Available data:

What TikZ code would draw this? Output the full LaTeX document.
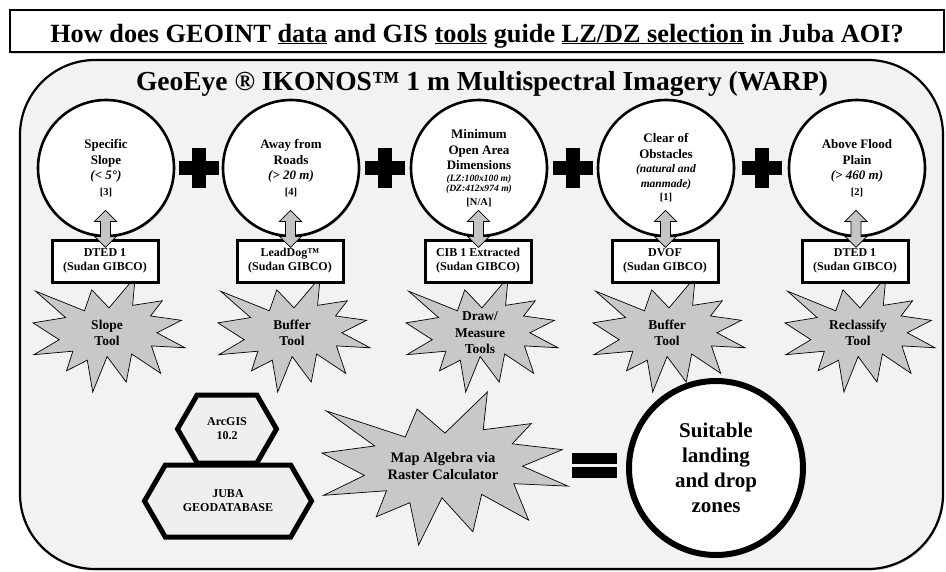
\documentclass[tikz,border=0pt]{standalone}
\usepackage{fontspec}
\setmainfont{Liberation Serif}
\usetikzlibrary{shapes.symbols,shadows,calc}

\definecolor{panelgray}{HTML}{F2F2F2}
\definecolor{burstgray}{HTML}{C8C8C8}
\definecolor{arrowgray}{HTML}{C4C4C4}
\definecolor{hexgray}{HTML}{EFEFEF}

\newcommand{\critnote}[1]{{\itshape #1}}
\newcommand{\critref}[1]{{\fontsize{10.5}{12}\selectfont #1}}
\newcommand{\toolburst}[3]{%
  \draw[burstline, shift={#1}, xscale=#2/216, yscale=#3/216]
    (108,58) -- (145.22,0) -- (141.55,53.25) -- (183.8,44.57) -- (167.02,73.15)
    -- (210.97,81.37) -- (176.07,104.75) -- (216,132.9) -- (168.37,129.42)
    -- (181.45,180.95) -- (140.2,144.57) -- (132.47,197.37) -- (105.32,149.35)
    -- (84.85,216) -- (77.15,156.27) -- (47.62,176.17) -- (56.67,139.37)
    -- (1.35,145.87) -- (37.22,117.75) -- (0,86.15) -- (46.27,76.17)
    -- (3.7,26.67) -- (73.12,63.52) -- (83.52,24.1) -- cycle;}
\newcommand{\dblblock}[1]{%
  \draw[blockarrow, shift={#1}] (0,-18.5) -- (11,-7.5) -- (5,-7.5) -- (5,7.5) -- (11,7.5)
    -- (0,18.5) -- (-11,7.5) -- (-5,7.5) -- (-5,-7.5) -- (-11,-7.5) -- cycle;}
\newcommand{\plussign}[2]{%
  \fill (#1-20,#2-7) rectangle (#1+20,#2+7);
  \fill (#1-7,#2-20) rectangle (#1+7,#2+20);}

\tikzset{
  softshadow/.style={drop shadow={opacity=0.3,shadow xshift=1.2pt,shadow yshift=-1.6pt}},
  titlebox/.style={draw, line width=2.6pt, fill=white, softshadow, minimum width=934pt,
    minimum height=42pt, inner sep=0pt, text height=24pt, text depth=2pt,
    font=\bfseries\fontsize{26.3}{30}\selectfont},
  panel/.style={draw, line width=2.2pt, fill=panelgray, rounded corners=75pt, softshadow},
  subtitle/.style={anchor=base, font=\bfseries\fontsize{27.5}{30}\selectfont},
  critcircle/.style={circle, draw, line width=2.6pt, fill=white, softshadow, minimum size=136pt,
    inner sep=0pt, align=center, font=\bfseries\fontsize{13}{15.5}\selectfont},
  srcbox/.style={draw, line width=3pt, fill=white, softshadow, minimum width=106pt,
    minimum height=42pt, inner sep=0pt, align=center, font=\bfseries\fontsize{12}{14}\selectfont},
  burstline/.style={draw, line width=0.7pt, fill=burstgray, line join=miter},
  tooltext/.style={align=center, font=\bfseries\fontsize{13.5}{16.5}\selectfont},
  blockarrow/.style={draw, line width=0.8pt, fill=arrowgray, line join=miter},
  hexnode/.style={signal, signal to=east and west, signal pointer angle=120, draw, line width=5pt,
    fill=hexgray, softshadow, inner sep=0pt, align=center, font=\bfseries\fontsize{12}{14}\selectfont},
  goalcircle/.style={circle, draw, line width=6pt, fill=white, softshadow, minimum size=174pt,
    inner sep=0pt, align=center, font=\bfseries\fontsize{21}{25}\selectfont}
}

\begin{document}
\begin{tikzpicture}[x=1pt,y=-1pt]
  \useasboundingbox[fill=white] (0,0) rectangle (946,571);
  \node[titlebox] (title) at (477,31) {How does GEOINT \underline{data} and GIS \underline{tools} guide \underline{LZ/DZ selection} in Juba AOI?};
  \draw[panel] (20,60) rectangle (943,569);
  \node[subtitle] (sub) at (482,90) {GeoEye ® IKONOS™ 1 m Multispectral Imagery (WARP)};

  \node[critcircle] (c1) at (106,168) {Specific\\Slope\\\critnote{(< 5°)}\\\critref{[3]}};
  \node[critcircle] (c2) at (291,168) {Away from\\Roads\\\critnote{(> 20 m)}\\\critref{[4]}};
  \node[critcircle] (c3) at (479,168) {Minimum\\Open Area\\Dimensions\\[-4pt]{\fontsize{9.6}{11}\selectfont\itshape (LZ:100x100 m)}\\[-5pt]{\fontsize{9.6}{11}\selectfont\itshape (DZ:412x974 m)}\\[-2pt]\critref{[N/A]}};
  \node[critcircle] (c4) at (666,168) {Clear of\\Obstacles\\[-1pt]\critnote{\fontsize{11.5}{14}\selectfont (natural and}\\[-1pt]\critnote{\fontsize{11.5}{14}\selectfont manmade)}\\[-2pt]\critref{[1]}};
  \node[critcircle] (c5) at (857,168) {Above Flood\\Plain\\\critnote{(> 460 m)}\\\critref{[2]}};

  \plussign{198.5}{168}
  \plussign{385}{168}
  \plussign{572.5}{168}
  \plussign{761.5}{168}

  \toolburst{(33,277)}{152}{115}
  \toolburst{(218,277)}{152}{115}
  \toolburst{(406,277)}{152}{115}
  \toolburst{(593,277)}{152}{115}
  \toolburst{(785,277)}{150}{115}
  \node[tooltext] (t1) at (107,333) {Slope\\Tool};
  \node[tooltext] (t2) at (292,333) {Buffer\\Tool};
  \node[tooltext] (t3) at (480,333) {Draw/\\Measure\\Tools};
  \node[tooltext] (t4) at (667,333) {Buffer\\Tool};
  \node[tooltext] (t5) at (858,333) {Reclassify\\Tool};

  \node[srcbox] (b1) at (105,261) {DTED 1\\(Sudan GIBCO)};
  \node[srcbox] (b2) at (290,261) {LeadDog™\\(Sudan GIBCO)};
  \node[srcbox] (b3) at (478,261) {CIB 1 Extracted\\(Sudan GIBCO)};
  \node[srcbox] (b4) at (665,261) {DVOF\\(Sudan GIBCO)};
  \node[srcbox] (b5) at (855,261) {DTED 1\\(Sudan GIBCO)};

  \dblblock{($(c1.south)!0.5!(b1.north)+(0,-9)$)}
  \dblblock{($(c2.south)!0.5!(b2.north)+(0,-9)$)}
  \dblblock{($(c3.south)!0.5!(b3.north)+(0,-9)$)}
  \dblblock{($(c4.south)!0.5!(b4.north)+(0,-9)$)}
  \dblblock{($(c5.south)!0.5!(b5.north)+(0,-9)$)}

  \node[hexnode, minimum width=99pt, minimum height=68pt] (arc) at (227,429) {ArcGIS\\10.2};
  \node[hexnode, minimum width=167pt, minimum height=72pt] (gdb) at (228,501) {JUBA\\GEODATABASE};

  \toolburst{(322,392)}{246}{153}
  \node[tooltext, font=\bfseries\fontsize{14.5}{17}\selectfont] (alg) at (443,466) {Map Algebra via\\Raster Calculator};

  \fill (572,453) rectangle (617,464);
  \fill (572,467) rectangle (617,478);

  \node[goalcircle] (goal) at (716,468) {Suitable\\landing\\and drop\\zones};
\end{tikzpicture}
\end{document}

The task: Repeat the material verbatim. Do not carry over any picture.

Expected answer:
What TikZ code would draw this? Output the full LaTeX document.
\documentclass[tikz,border=0pt]{standalone}
\usepackage{fontspec}
\setmainfont{Liberation Serif}
\usetikzlibrary{shapes.symbols,shadows,calc}

\definecolor{panelgray}{HTML}{F2F2F2}
\definecolor{burstgray}{HTML}{C8C8C8}
\definecolor{arrowgray}{HTML}{C4C4C4}
\definecolor{hexgray}{HTML}{EFEFEF}

\newcommand{\critnote}[1]{{\itshape #1}}
\newcommand{\critref}[1]{{\fontsize{10.5}{12}\selectfont #1}}
\newcommand{\toolburst}[3]{%
  \draw[burstline, shift={#1}, xscale=#2/216, yscale=#3/216]
    (108,58) -- (145.22,0) -- (141.55,53.25) -- (183.8,44.57) -- (167.02,73.15)
    -- (210.97,81.37) -- (176.07,104.75) -- (216,132.9) -- (168.37,129.42)
    -- (181.45,180.95) -- (140.2,144.57) -- (132.47,197.37) -- (105.32,149.35)
    -- (84.85,216) -- (77.15,156.27) -- (47.62,176.17) -- (56.67,139.37)
    -- (1.35,145.87) -- (37.22,117.75) -- (0,86.15) -- (46.27,76.17)
    -- (3.7,26.67) -- (73.12,63.52) -- (83.52,24.1) -- cycle;}
\newcommand{\dblblock}[1]{%
  \draw[blockarrow, shift={#1}] (0,-18.5) -- (11,-7.5) -- (5,-7.5) -- (5,7.5) -- (11,7.5)
    -- (0,18.5) -- (-11,7.5) -- (-5,7.5) -- (-5,-7.5) -- (-11,-7.5) -- cycle;}
\newcommand{\plussign}[2]{%
  \fill (#1-20,#2-7) rectangle (#1+20,#2+7);
  \fill (#1-7,#2-20) rectangle (#1+7,#2+20);}

\tikzset{
  softshadow/.style={drop shadow={opacity=0.3,shadow xshift=1.2pt,shadow yshift=-1.6pt}},
  titlebox/.style={draw, line width=2.6pt, fill=white, softshadow, minimum width=934pt,
    minimum height=42pt, inner sep=0pt, text height=24pt, text depth=2pt,
    font=\bfseries\fontsize{26.3}{30}\selectfont},
  panel/.style={draw, line width=2.2pt, fill=panelgray, rounded corners=75pt, softshadow},
  subtitle/.style={anchor=base, font=\bfseries\fontsize{27.5}{30}\selectfont},
  critcircle/.style={circle, draw, line width=2.6pt, fill=white, softshadow, minimum size=136pt,
    inner sep=0pt, align=center, font=\bfseries\fontsize{13}{15.5}\selectfont},
  srcbox/.style={draw, line width=3pt, fill=white, softshadow, minimum width=106pt,
    minimum height=42pt, inner sep=0pt, align=center, font=\bfseries\fontsize{12}{14}\selectfont},
  burstline/.style={draw, line width=0.7pt, fill=burstgray, line join=miter},
  tooltext/.style={align=center, font=\bfseries\fontsize{13.5}{16.5}\selectfont},
  blockarrow/.style={draw, line width=0.8pt, fill=arrowgray, line join=miter},
  hexnode/.style={signal, signal to=east and west, signal pointer angle=120, draw, line width=5pt,
    fill=hexgray, softshadow, inner sep=0pt, align=center, font=\bfseries\fontsize{12}{14}\selectfont},
  goalcircle/.style={circle, draw, line width=6pt, fill=white, softshadow, minimum size=174pt,
    inner sep=0pt, align=center, font=\bfseries\fontsize{21}{25}\selectfont}
}

\begin{document}
\begin{tikzpicture}[x=1pt,y=-1pt]
  \useasboundingbox[fill=white] (0,0) rectangle (946,571);
  \node[titlebox] (title) at (477,31) {How does GEOINT \underline{data} and GIS \underline{tools} guide \underline{LZ/DZ selection} in Juba AOI?};
  \draw[panel] (20,60) rectangle (943,569);
  \node[subtitle] (sub) at (482,90) {GeoEye ® IKONOS™ 1 m Multispectral Imagery (WARP)};

  \node[critcircle] (c1) at (106,168) {Specific\\Slope\\\critnote{(< 5°)}\\\critref{[3]}};
  \node[critcircle] (c2) at (291,168) {Away from\\Roads\\\critnote{(> 20 m)}\\\critref{[4]}};
  \node[critcircle] (c3) at (479,168) {Minimum\\Open Area\\Dimensions\\[-4pt]{\fontsize{9.6}{11}\selectfont\itshape (LZ:100x100 m)}\\[-5pt]{\fontsize{9.6}{11}\selectfont\itshape (DZ:412x974 m)}\\[-2pt]\critref{[N/A]}};
  \node[critcircle] (c4) at (666,168) {Clear of\\Obstacles\\[-1pt]\critnote{\fontsize{11.5}{14}\selectfont (natural and}\\[-1pt]\critnote{\fontsize{11.5}{14}\selectfont manmade)}\\[-2pt]\critref{[1]}};
  \node[critcircle] (c5) at (857,168) {Above Flood\\Plain\\\critnote{(> 460 m)}\\\critref{[2]}};

  \plussign{198.5}{168}
  \plussign{385}{168}
  \plussign{572.5}{168}
  \plussign{761.5}{168}

  \toolburst{(33,277)}{152}{115}
  \toolburst{(218,277)}{152}{115}
  \toolburst{(406,277)}{152}{115}
  \toolburst{(593,277)}{152}{115}
  \toolburst{(785,277)}{150}{115}
  \node[tooltext] (t1) at (107,333) {Slope\\Tool};
  \node[tooltext] (t2) at (292,333) {Buffer\\Tool};
  \node[tooltext] (t3) at (480,333) {Draw/\\Measure\\Tools};
  \node[tooltext] (t4) at (667,333) {Buffer\\Tool};
  \node[tooltext] (t5) at (858,333) {Reclassify\\Tool};

  \node[srcbox] (b1) at (105,261) {DTED 1\\(Sudan GIBCO)};
  \node[srcbox] (b2) at (290,261) {LeadDog™\\(Sudan GIBCO)};
  \node[srcbox] (b3) at (478,261) {CIB 1 Extracted\\(Sudan GIBCO)};
  \node[srcbox] (b4) at (665,261) {DVOF\\(Sudan GIBCO)};
  \node[srcbox] (b5) at (855,261) {DTED 1\\(Sudan GIBCO)};

  \dblblock{($(c1.south)!0.5!(b1.north)+(0,-9)$)}
  \dblblock{($(c2.south)!0.5!(b2.north)+(0,-9)$)}
  \dblblock{($(c3.south)!0.5!(b3.north)+(0,-9)$)}
  \dblblock{($(c4.south)!0.5!(b4.north)+(0,-9)$)}
  \dblblock{($(c5.south)!0.5!(b5.north)+(0,-9)$)}

  \node[hexnode, minimum width=99pt, minimum height=68pt] (arc) at (227,429) {ArcGIS\\10.2};
  \node[hexnode, minimum width=167pt, minimum height=72pt] (gdb) at (228,501) {JUBA\\GEODATABASE};

  \toolburst{(322,392)}{246}{153}
  \node[tooltext, font=\bfseries\fontsize{14.5}{17}\selectfont] (alg) at (443,466) {Map Algebra via\\Raster Calculator};

  \fill (572,453) rectangle (617,464);
  \fill (572,467) rectangle (617,478);

  \node[goalcircle] (goal) at (716,468) {Suitable\\landing\\and drop\\zones};
\end{tikzpicture}
\end{document}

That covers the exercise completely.